La música de Boccherini, a diferencia de la de sus contemporáneos vieneses Mozart o Haydn ―y con la sola excepción del manoseado minueto― resulta difícil de tararear. A diferencia de aquellos autores, maestros de la caracterización de los temas musicales, perfilados como retratos de personas, Boccherini es más un pintor de paisajes, de ambientes; es un artista eminentemente galante y rococó que gusta de utilizar técnicas pictóricas como el pastel, el sfumato, la sanguina, con los que es capaz de trazar ―con esa mezcla de precisión en el dibujo en indeterminación de las formas del mejor Watteau― esas estampas llenas de encanto y de ese je-ne-sais-quoi típicamente francés que hizo que su música fuera tan apreciada en el país vecino. Pero al mismo tiempo es una música profundamente sentida, como él mismo reivindica en la susodicha carta a Chénier, plena de dulzura y teñida de melancolía, pero también de alegría, humor y agudo ingenio. Es el suyo un estilo que presta mucha atención a crear ambientes más que a perfilar temas: sus partituras están llenas de indicaciones que demandan coloraciones tonales específicas: dolcissimo (dulcísimo), con espressione (con expresión), amoroso, sottovoce (en voz baja), che appena si senta (que apenas se escuche), con sordina, etc. que, sumadas a las indicaciones dinámicas habituales, revelan la fascinación de Boccherini por todos los detalles del timbre. Las texturas están trabajadas con mimo para crear interesantes jerarquías melódicas con diferentes niveles de acompañamiento. En ocasiones, la propia melodía es completamente abandonada en pro de armonías fugitivas… pero siempre todo dentro de un orden: el que imponen las reglas de la conversación educada entre personas de calidad. Todo el mundo tiene su momento para exponer sus ideas, durante el cual el resto escucha atentamente para luego aportar su visión del tema, que puede coincidir o discrepar, pero siempre dentro la cortesía de la conversación galante.

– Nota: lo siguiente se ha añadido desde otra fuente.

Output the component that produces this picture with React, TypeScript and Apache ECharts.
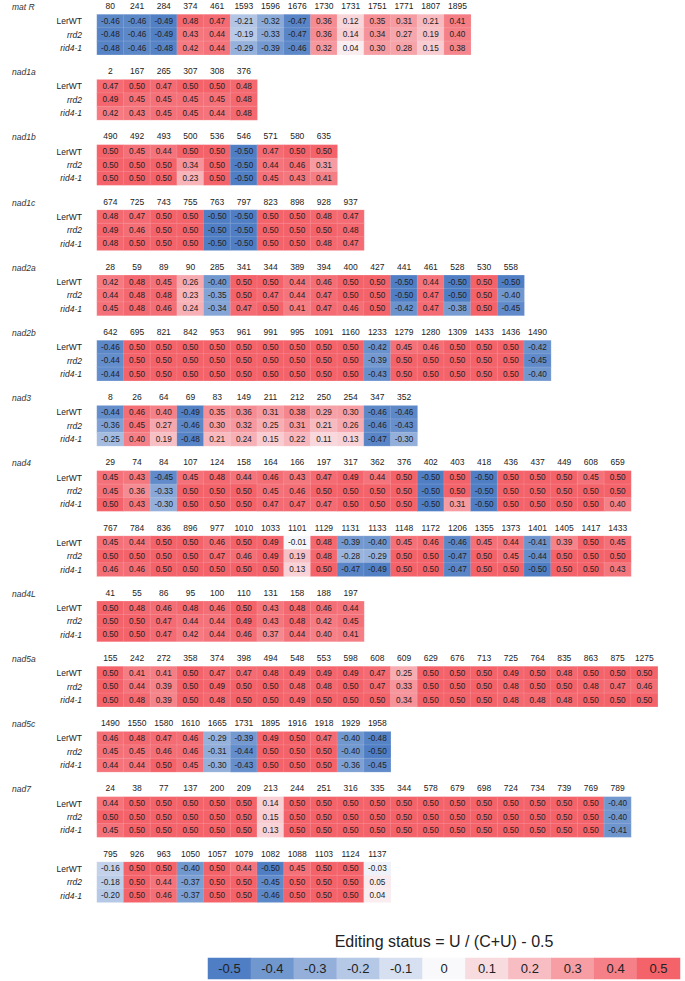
import React, { useEffect, useRef } from 'react';
import * as echarts from 'echarts';

const ROW_NAMES = ['LerWT', 'rrd2', 'rid4-1'];

const matR_cols = ['80', '241', '284', '374', '461', '1593', '1596', '1676', '1730', '1731', '1751', '1771', '1807', '1895'];
const matR_LerWT = [-0.46, -0.46, -0.49, 0.48, 0.47, -0.21, -0.32, -0.47, 0.36, 0.12, 0.35, 0.31, 0.21, 0.41];
const matR_rrd2 = [-0.48, -0.46, -0.49, 0.43, 0.44, -0.19, -0.33, -0.47, 0.36, 0.14, 0.34, 0.27, 0.19, 0.40];
const matR_rid4 = [-0.48, -0.46, -0.48, 0.42, 0.44, -0.29, -0.39, -0.46, 0.32, 0.04, 0.30, 0.28, 0.15, 0.38];

const nad1a_cols = ['2', '167', '265', '307', '308', '376'];
const nad1a_LerWT = [0.47, 0.50, 0.47, 0.50, 0.50, 0.48];
const nad1a_rrd2 = [0.49, 0.45, 0.45, 0.45, 0.45, 0.48];
const nad1a_rid4 = [0.42, 0.43, 0.45, 0.45, 0.44, 0.48];

const nad1b_cols = ['490', '492', '493', '500', '536', '546', '571', '580', '635'];
const nad1b_LerWT = [0.50, 0.45, 0.44, 0.50, 0.50, -0.50, 0.47, 0.50, 0.50];
const nad1b_rrd2 = [0.50, 0.50, 0.50, 0.34, 0.50, -0.50, 0.44, 0.46, 0.31];
const nad1b_rid4 = [0.50, 0.50, 0.50, 0.23, 0.50, -0.50, 0.45, 0.43, 0.41];

const nad1c_cols = ['674', '725', '743', '755', '763', '797', '823', '898', '928', '937'];
const nad1c_LerWT = [0.48, 0.47, 0.50, 0.50, -0.50, -0.50, 0.50, 0.50, 0.48, 0.47];
const nad1c_rrd2 = [0.49, 0.46, 0.50, 0.50, -0.50, -0.50, 0.50, 0.50, 0.50, 0.48];
const nad1c_rid4 = [0.48, 0.50, 0.50, 0.50, -0.50, -0.50, 0.50, 0.50, 0.48, 0.47];

const nad2a_cols = ['28', '59', '89', '90', '285', '341', '344', '389', '394', '400', '427', '441', '461', '528', '530', '558'];
const nad2a_LerWT = [0.42, 0.48, 0.45, 0.26, -0.40, 0.50, 0.50, 0.44, 0.46, 0.50, 0.50, -0.50, 0.44, -0.50, 0.50, -0.50];
const nad2a_rrd2 = [0.44, 0.48, 0.48, 0.23, -0.35, 0.50, 0.47, 0.44, 0.47, 0.50, 0.50, -0.50, 0.47, -0.50, 0.50, -0.40];
const nad2a_rid4 = [0.45, 0.48, 0.46, 0.24, -0.34, 0.47, 0.50, 0.41, 0.47, 0.46, 0.50, -0.42, 0.47, -0.38, 0.50, -0.45];

const nad2b_cols = ['642', '695', '821', '842', '953', '961', '991', '995', '1091', '1160', '1233', '1279', '1280', '1309', '1433', '1436', '1490'];
const nad2b_LerWT = [-0.46, 0.50, 0.50, 0.50, 0.50, 0.50, 0.50, 0.50, 0.50, 0.50, -0.42, 0.45, 0.46, 0.50, 0.50, 0.50, -0.42];
const nad2b_rrd2 = [-0.44, 0.50, 0.50, 0.50, 0.50, 0.50, 0.50, 0.50, 0.50, 0.50, -0.39, 0.50, 0.50, 0.50, 0.50, 0.50, -0.45];
const nad2b_rid4 = [-0.44, 0.50, 0.50, 0.50, 0.50, 0.50, 0.50, 0.50, 0.50, 0.50, -0.43, 0.50, 0.50, 0.50, 0.50, 0.50, -0.40];

const nad3_cols = ['8', '26', '64', '69', '83', '149', '211', '212', '250', '254', '347', '352'];
const nad3_LerWT = [-0.44, 0.46, 0.40, -0.49, 0.35, 0.36, 0.31, 0.38, 0.29, 0.30, -0.46, -0.46];
const nad3_rrd2 = [-0.36, 0.45, 0.27, -0.46, 0.30, 0.32, 0.25, 0.31, 0.21, 0.26, -0.46, -0.43];
const nad3_rid4 = [-0.25, 0.40, 0.19, -0.48, 0.21, 0.24, 0.15, 0.22, 0.11, 0.13, -0.47, -0.30];

const nad4a_cols = ['29', '74', '84', '107', '124', '158', '164', '166', '197', '317', '362', '376', '402', '403', '418', '436', '437', '449', '608', '659'];
const nad4a_LerWT = [0.45, 0.43, -0.45, 0.45, 0.48, 0.44, 0.46, 0.43, 0.47, 0.49, 0.44, 0.50, -0.50, 0.50, -0.50, 0.50, 0.50, 0.50, 0.45, 0.50];
const nad4a_rrd2 = [0.45, 0.36, -0.33, 0.50, 0.50, 0.50, 0.45, 0.46, 0.50, 0.50, 0.50, 0.50, -0.50, 0.50, -0.50, 0.50, 0.50, 0.50, 0.50, 0.50];
const nad4a_rid4 = [0.50, 0.43, -0.30, 0.50, 0.50, 0.50, 0.47, 0.47, 0.47, 0.50, 0.50, 0.50, -0.50, 0.31, -0.50, 0.50, 0.50, 0.50, 0.50, 0.40];

const nad4b_cols = ['767', '784', '836', '896', '977', '1010', '1033', '1101', '1129', '1131', '1133', '1148', '1172', '1206', '1355', '1373', '1401', '1405', '1417', '1433'];
const nad4b_LerWT = [0.45, 0.44, 0.50, 0.50, 0.46, 0.50, 0.49, -0.01, 0.48, -0.39, -0.40, 0.45, 0.46, -0.46, 0.45, 0.44, -0.41, 0.39, 0.50, 0.45];
const nad4b_rrd2 = [0.50, 0.50, 0.50, 0.50, 0.47, 0.46, 0.49, 0.19, 0.48, -0.28, -0.29, 0.50, 0.50, -0.47, 0.50, 0.45, -0.44, 0.50, 0.50, 0.50];
const nad4b_rid4 = [0.46, 0.46, 0.50, 0.50, 0.50, 0.50, 0.50, 0.13, 0.50, -0.47, -0.49, 0.50, 0.50, -0.47, 0.50, 0.50, -0.50, 0.50, 0.50, 0.43];

const nad4L_cols = ['41', '55', '86', '95', '100', '110', '131', '158', '188', '197'];
const nad4L_LerWT = [0.50, 0.48, 0.46, 0.48, 0.46, 0.50, 0.43, 0.48, 0.46, 0.44];
const nad4L_rrd2 = [0.50, 0.50, 0.47, 0.44, 0.44, 0.49, 0.43, 0.48, 0.42, 0.45];
const nad4L_rid4 = [0.50, 0.50, 0.47, 0.42, 0.44, 0.46, 0.37, 0.44, 0.40, 0.41];

const nad5a_cols = ['155', '242', '272', '358', '374', '398', '494', '548', '553', '598', '608', '609', '629', '676', '713', '725', '764', '835', '863', '875', '1275'];
const nad5a_LerWT = [0.50, 0.41, 0.41, 0.50, 0.47, 0.47, 0.48, 0.49, 0.49, 0.49, 0.47, 0.25, 0.50, 0.50, 0.50, 0.49, 0.50, 0.48, 0.50, 0.50, 0.50];
const nad5a_rrd2 = [0.50, 0.44, 0.39, 0.50, 0.49, 0.50, 0.50, 0.48, 0.48, 0.50, 0.47, 0.33, 0.50, 0.50, 0.50, 0.48, 0.50, 0.50, 0.48, 0.47, 0.46];
const nad5a_rid4 = [0.50, 0.48, 0.39, 0.50, 0.48, 0.50, 0.50, 0.49, 0.50, 0.50, 0.50, 0.34, 0.50, 0.50, 0.50, 0.48, 0.48, 0.48, 0.50, 0.50, 0.50];

const nad5c_cols = ['1490', '1550', '1580', '1610', '1665', '1731', '1895', '1916', '1918', '1929', '1958'];
const nad5c_LerWT = [0.46, 0.48, 0.47, 0.46, -0.29, -0.39, 0.49, 0.50, 0.47, -0.40, -0.48];
const nad5c_rrd2 = [0.45, 0.45, 0.46, 0.46, -0.31, -0.44, 0.50, 0.50, 0.50, -0.40, -0.50];
const nad5c_rid4 = [0.44, 0.44, 0.50, 0.45, -0.30, -0.43, 0.50, 0.50, 0.50, -0.36, -0.45];

const nad7a_cols = ['24', '38', '77', '137', '200', '209', '213', '244', '251', '316', '335', '344', '578', '679', '698', '724', '734', '739', '769', '789'];
const nad7a_LerWT = [0.44, 0.50, 0.50, 0.50, 0.50, 0.50, 0.14, 0.50, 0.50, 0.50, 0.50, 0.50, 0.50, 0.50, 0.50, 0.50, 0.50, 0.50, 0.50, -0.40];
const nad7a_rrd2 = [0.50, 0.50, 0.50, 0.50, 0.50, 0.50, 0.15, 0.50, 0.50, 0.50, 0.50, 0.50, 0.50, 0.50, 0.50, 0.50, 0.50, 0.50, 0.50, -0.40];
const nad7a_rid4 = [0.45, 0.50, 0.50, 0.50, 0.50, 0.50, 0.13, 0.50, 0.50, 0.50, 0.50, 0.50, 0.50, 0.50, 0.50, 0.50, 0.50, 0.50, 0.50, -0.41];

const nad7b_cols = ['795', '926', '963', '1050', '1057', '1079', '1082', '1088', '1103', '1124', '1137'];
const nad7b_LerWT = [-0.16, 0.50, 0.50, -0.40, 0.50, 0.44, -0.50, 0.45, 0.50, 0.50, -0.03];
const nad7b_rrd2 = [-0.18, 0.50, 0.44, -0.37, 0.50, 0.50, -0.45, 0.50, 0.50, 0.50, 0.05];
const nad7b_rid4 = [-0.20, 0.50, 0.46, -0.37, 0.50, 0.50, -0.46, 0.50, 0.50, 0.50, 0.04];

const LEGEND_VALUES = [-0.5, -0.4, -0.3, -0.2, -0.1, 0, 0.1, 0.2, 0.3, 0.4, 0.5];
const LEGEND_TITLE = 'Editing status = U / (C+U) - 0.5';

const BLOCKS = [
  { title: 'mat R', cols: matR_cols, rows: [matR_LerWT, matR_rrd2, matR_rid4] },
  { title: 'nad1a', cols: nad1a_cols, rows: [nad1a_LerWT, nad1a_rrd2, nad1a_rid4] },
  { title: 'nad1b', cols: nad1b_cols, rows: [nad1b_LerWT, nad1b_rrd2, nad1b_rid4] },
  { title: 'nad1c', cols: nad1c_cols, rows: [nad1c_LerWT, nad1c_rrd2, nad1c_rid4] },
  { title: 'nad2a', cols: nad2a_cols, rows: [nad2a_LerWT, nad2a_rrd2, nad2a_rid4] },
  { title: 'nad2b', cols: nad2b_cols, rows: [nad2b_LerWT, nad2b_rrd2, nad2b_rid4] },
  { title: 'nad3', cols: nad3_cols, rows: [nad3_LerWT, nad3_rrd2, nad3_rid4] },
  { title: 'nad4', cols: nad4a_cols, rows: [nad4a_LerWT, nad4a_rrd2, nad4a_rid4] },
  { title: '', cols: nad4b_cols, rows: [nad4b_LerWT, nad4b_rrd2, nad4b_rid4] },
  { title: 'nad4L', cols: nad4L_cols, rows: [nad4L_LerWT, nad4L_rrd2, nad4L_rid4] },
  { title: 'nad5a', cols: nad5a_cols, rows: [nad5a_LerWT, nad5a_rrd2, nad5a_rid4] },
  { title: 'nad5c', cols: nad5c_cols, rows: [nad5c_LerWT, nad5c_rrd2, nad5c_rid4] },
  { title: 'nad7', cols: nad7a_cols, rows: [nad7a_LerWT, nad7a_rrd2, nad7a_rid4] },
  { title: '', cols: nad7b_cols, rows: [nad7b_LerWT, nad7b_rrd2, nad7b_rid4] },
];

const W = 685;
const H = 981;
const LEFT = 97;
const CELL_W = 26.7;
const PITCH = 65.2;
const HEADER0 = 7;
const ROW_H = 13.4;
const FONT = 'Liberation Sans, Arial, Helvetica, sans-serif';

export default function App() {
  const ref = useRef<HTMLDivElement>(null);

  useEffect(() => {
    if (!ref.current) return;
    const chart = echarts.init(ref.current, null, { renderer: 'svg' });

    const grids: any[] = [];
    const xAxes: any[] = [];
    const yAxes: any[] = [];
    const series: any[] = [];
    const graphics: any[] = [];

    BLOCKS.forEach((b, i) => {
      const headerY = HEADER0 + PITCH * i;
      const top = headerY + 7.5;
      grids.push({ left: LEFT, top, width: b.cols.length * CELL_W, height: ROW_H * 3 });
      xAxes.push({
        type: 'category', gridIndex: i, data: b.cols, position: 'top',
        axisLine: { show: false }, axisTick: { show: false },
        axisLabel: { interval: 0, fontSize: 8.5, color: '#222', margin: 4, fontFamily: FONT },
        splitLine: { show: false },
      });
      yAxes.push({
        type: 'category', gridIndex: i, data: ROW_NAMES, inverse: true,
        axisLine: { show: false }, axisTick: { show: false },
        axisLabel: {
          fontSize: 8.5, color: '#222', margin: 15, fontFamily: FONT,
          formatter: (v: string) => (v === 'LerWT' ? v : `{i|${v}}`),
          rich: { i: { fontStyle: 'italic', fontSize: 8.5, color: '#222', fontFamily: FONT } },
        },
        splitLine: { show: false },
      });
      const data: any[] = [];
      b.rows.forEach((vals, r) => vals.forEach((v, c) => data.push([c, r, v])));
      series.push({
        type: 'heatmap', xAxisIndex: i, yAxisIndex: i, data,
        itemStyle: { borderColor: 'rgba(255,255,255,0.25)', borderWidth: 0.5 },
        label: {
          show: true, fontSize: 8.2, color: '#222', fontFamily: FONT,
          formatter: (p: any) => Number(p.value[2]).toFixed(2),
        },
        emphasis: { disabled: true },
      });
      if (b.title) {
        graphics.push({
          type: 'text', x: 12, y: headerY,
          style: { text: b.title, fontSize: 8.5, fontStyle: 'italic', fill: '#333', fontFamily: FONT, textVerticalAlign: 'middle' },
        });
      }
    });

    // legend strip as a heatmap
    const li = BLOCKS.length;
    const legendLeft = 208;
    const legendW = 472;
    grids.push({ left: legendLeft, top: 958, width: legendW, height: 21 });
    xAxes.push({
      type: 'category', gridIndex: li, data: LEGEND_VALUES.map(String), show: false,
    });
    yAxes.push({ type: 'category', gridIndex: li, data: ['legend'], show: false });
    series.push({
      type: 'heatmap', xAxisIndex: li, yAxisIndex: li,
      data: LEGEND_VALUES.map((v, c) => [c, 0, v]),
      label: {
        show: true, fontSize: 13, color: '#222', fontFamily: FONT,
        formatter: (p: any) => String(p.value[2]),
      },
      emphasis: { disabled: true },
    });
    graphics.push({
      type: 'text', x: legendLeft + legendW / 2, y: 941,
      style: { text: LEGEND_TITLE, fontSize: 16, fill: '#222', fontFamily: FONT, textAlign: 'center', textVerticalAlign: 'middle' },
    });

    chart.setOption({
      animation: false,
      backgroundColor: '#ffffff',
      grid: grids,
      xAxis: xAxes,
      yAxis: yAxes,
      visualMap: {
        type: 'continuous', show: false, min: -0.5, max: 0.5,
        inRange: { color: ['#4f7ec4', '#f9f9fc', '#f4626a'] },
      },
      series,
      graphic: graphics,
    });

    return () => chart.dispose();
  }, []);

  return (
    <div
      ref={ref}
      style={{ position: 'fixed', left: 0, top: 0, width: W, height: H, background: '#fff' }}
    />
  );
}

Ese es el verdadero Boccherini: un hombre que pese a los muchos reveses que sufrió en vida ―en particular al final de su existencia, cuando perdió a su mujer y dos de sus hijas y se vio obligado a pasar sus últimos días en la más mísera indigencia― nunca perdió ese buen humor pleno de inteligencia, de sana ironía mezclada con esperanza en el género humano que hace de su música una música «para ser más feliz». Quienes lo critican por superficial, acaso deberían echar un vistazo a su alrededor; entonces se darían cuenta de que, en los tiempos que corren, la música de Boccherini es algo de lo más necesario, y desde luego muy de agradecer. Sin duda, es una gran fortuna para todos nosotros que compositores como él hayan existido.